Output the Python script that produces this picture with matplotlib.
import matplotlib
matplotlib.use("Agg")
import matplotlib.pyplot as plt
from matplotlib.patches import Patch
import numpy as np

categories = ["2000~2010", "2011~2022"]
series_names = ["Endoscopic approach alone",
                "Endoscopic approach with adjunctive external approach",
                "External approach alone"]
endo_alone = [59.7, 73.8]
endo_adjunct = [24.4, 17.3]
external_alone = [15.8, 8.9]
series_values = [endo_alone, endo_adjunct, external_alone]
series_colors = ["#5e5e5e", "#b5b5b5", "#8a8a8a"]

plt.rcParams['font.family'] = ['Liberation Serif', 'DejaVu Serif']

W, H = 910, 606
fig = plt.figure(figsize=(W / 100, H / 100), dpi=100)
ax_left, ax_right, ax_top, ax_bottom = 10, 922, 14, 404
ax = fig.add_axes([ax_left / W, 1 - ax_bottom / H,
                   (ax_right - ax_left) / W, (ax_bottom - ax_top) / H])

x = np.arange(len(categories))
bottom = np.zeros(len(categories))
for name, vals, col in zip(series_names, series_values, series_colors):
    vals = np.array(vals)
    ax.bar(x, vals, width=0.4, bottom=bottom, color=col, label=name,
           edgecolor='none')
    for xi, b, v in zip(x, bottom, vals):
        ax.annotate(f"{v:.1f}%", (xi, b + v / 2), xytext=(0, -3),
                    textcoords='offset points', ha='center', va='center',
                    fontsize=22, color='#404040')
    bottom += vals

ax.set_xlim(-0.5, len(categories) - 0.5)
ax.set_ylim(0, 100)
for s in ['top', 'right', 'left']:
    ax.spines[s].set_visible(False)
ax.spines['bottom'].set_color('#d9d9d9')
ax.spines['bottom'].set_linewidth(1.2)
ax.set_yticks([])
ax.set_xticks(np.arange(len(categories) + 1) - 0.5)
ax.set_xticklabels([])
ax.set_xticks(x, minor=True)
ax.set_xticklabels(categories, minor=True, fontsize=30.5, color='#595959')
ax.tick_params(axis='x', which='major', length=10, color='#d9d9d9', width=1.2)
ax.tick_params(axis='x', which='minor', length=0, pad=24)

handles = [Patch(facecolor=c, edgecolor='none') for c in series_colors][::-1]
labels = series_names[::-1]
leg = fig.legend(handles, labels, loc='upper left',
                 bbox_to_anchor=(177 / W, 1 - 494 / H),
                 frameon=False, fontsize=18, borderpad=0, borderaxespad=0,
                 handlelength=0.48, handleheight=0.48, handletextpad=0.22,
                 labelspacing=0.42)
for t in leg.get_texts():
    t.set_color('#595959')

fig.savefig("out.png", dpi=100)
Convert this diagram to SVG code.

_What the task requires_.
Using the data above, restate word for word the lines from its opening line through the line that contains "plt.rcParams['font.family'] = ['Liberation", and no more.

_Response to this task_.
Output the Python script that produces this picture with matplotlib.
import matplotlib
matplotlib.use("Agg")
import matplotlib.pyplot as plt
from matplotlib.patches import Patch
import numpy as np

categories = ["2000~2010", "2011~2022"]
series_names = ["Endoscopic approach alone",
                "Endoscopic approach with adjunctive external approach",
                "External approach alone"]
endo_alone = [59.7, 73.8]
endo_adjunct = [24.4, 17.3]
external_alone = [15.8, 8.9]
series_values = [endo_alone, endo_adjunct, external_alone]
series_colors = ["#5e5e5e", "#b5b5b5", "#8a8a8a"]

plt.rcParams['font.family'] = ['Liberation Serif', 'DejaVu Serif']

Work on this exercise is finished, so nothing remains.